The room is dimly lit, the decor light but unremarkable and the atmosphere subdued.
A seat by the window affords stunning views across the Humber estuary, while muted TV screens replay the resignation of the leader of Ireland's ruling party on a 24-hour news channel.
Music from a local radio station plays in the background, punctuated every few minutes by the grating notes of the Looney Tunes jingle emanating from a toy machine.
The menu makes for impressive reading, with everything from traditional pub classics such as steak and kidney pie to grills, burgers, pizzas, fish and chips, and even a whole section of vegetarian dishes.
A walk up to the food counter reveals not so much a specials board as a specials wall, offering an array of even more meals.
Eventually, my friend and I settle on the combo for two (£7.25). This includes chicken wings, onion rings, crispy coated garlic mushrooms, coated king prawns and garlic bread, served with salad garnish and a selection of sauces.
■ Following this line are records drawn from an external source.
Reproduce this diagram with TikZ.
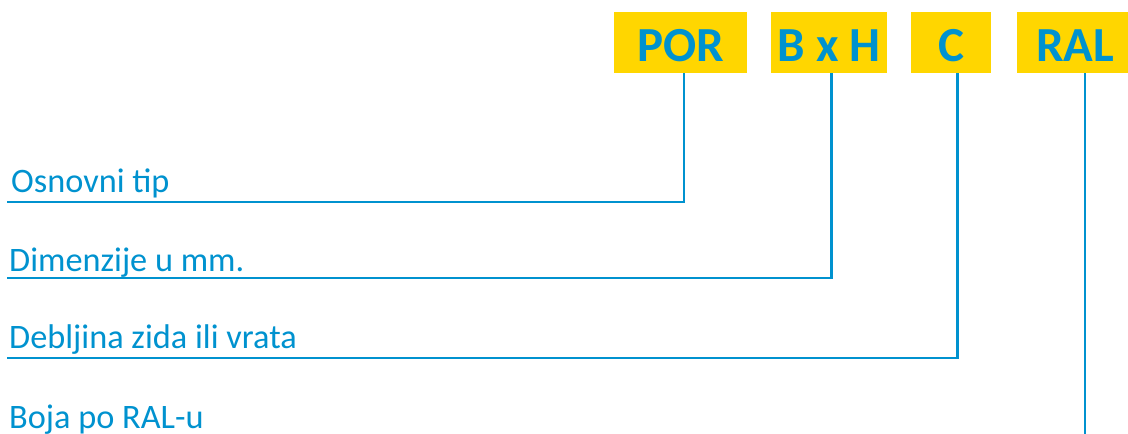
\documentclass[tikz,border=0pt]{standalone}
\usepackage{fontspec}
\setmainfont{Carlito}
\definecolor{ublue}{RGB}{0,146,207}
\definecolor{uyellow}{RGB}{255,214,0}
\begin{document}
\begin{tikzpicture}[x=1pt,y=-1pt,
  box/.style={fill=uyellow, text=ublue, font=\bfseries\fontsize{49}{49}\selectfont,
    inner sep=0pt, minimum height=61pt, text height=38pt, text depth=0pt},
  lbl/.style={text=ublue, font=\fontsize{34.3}{34.3}\selectfont, anchor=base west, inner sep=0pt},
  conn/.style={draw=ublue, line width=2.6pt}]
\useasboundingbox (0,0) rectangle (1128,434);
\node[box, minimum width=133pt] (por) at (680.5,42) {POR};
\node[box, minimum width=116pt] (bxh) at (829,42) {B x H};
\node[box, minimum width=80pt] (c) at (951,42) {C};
\node[box, minimum width=116pt] (ral) at (1075,42) {RAL};
\node[lbl] (l1) at (11,192) {Osnovni tip};
\node[lbl] (l2) at (9,271) {Dimenzije u mm.};
\node[lbl] (l3) at (9,348) {Debljina zida ili vrata};
\node[lbl] (l4) at (9,428) {Boja po RAL-u};
\coordinate (h1) at (7,202);
\coordinate (h2) at (7,278);
\coordinate (h3) at (7,358);
\coordinate (h4) at (1085,440);
\draw[conn] (h1) -| ([xshift=3.5pt]por.south);
\draw[conn] (h2) -| ([xshift=2.5pt]bxh.south);
\draw[conn] (h3) -| ([xshift=6.5pt]c.south);
\draw[conn] (h4) -- (h4 |- ral.south);
\end{tikzpicture}
\end{document}
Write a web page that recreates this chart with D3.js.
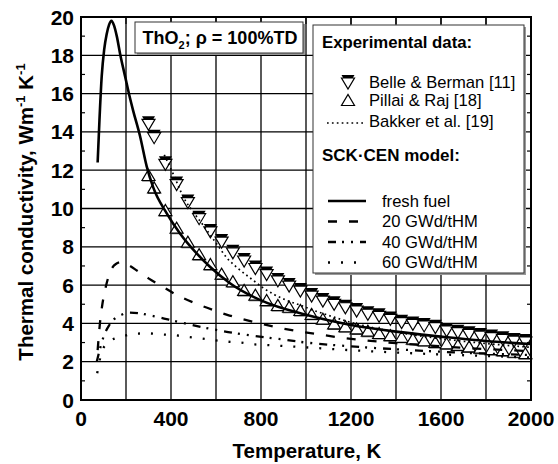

The chicken wings are nicely seasoned and quite spicy, the garlic bread moist and moreish. It is as filling as a main course.
It's fair to say the Punch Bowl won't win any awards for food presentation – no pretentious patterns adorning sparsely populated plates here. Just good, solid grub piled up high.
In my case it is a hearty lasagne (£5.95) spread across my plate, competing for space with a mountain of thick-cut chips, garden peas and salad, which complemented the tender and tasty meat, the succulent cheese and tomato sauce perfectly. A very filling and satisfying dish.
My friend opts for the combo for one (£7.15), choosing the Cajun chicken breast and half-rack of ribs over the steak and pork chops.
The dish comes with plenty of sides, and my friend is impressed at being treated to salad and peas when so often he is forced to choose between the classic British vegetable and the more fashionable pleasures of a side salad.
The choice of potato dishes – between chips, jacket or mash – is an easier one to make. The chunky chips are plentiful and the Cajun chicken is perfectly cooked and just spicy enough. The meat on the ribs is tender and succulent, but the barbecue sauce leaves something to be desired.
A dessert proves beyond the capabilities of my friend – a sure sign satisfaction is guaranteed – but I ploughed on an ordered the apple pie (£2.50).
I am made to wait for it though, and when it finally emerges the waitress is refreshingly candid enough to admit she had completely forgotten about it. Served with large dollops of vanilla ice cream (you can have custard or cream if you prefer), the dish contains juicy chunks of apple encased in a crusty pastry base and is the perfect way to round off this veritable feast.
Overall, I found the Punch Bowl solid and unpretentious with a menu that other pubs in the area would struggle to match.
The service was friendly, if a little slow given it wasn't peak time, although the menu does warn the food can take a while as it is made to order.
The pub may feel out of the way, but it is certainly worth a visit. And after three courses of its generous fare, a postprandial walk along the prom is just what the doctor ordered.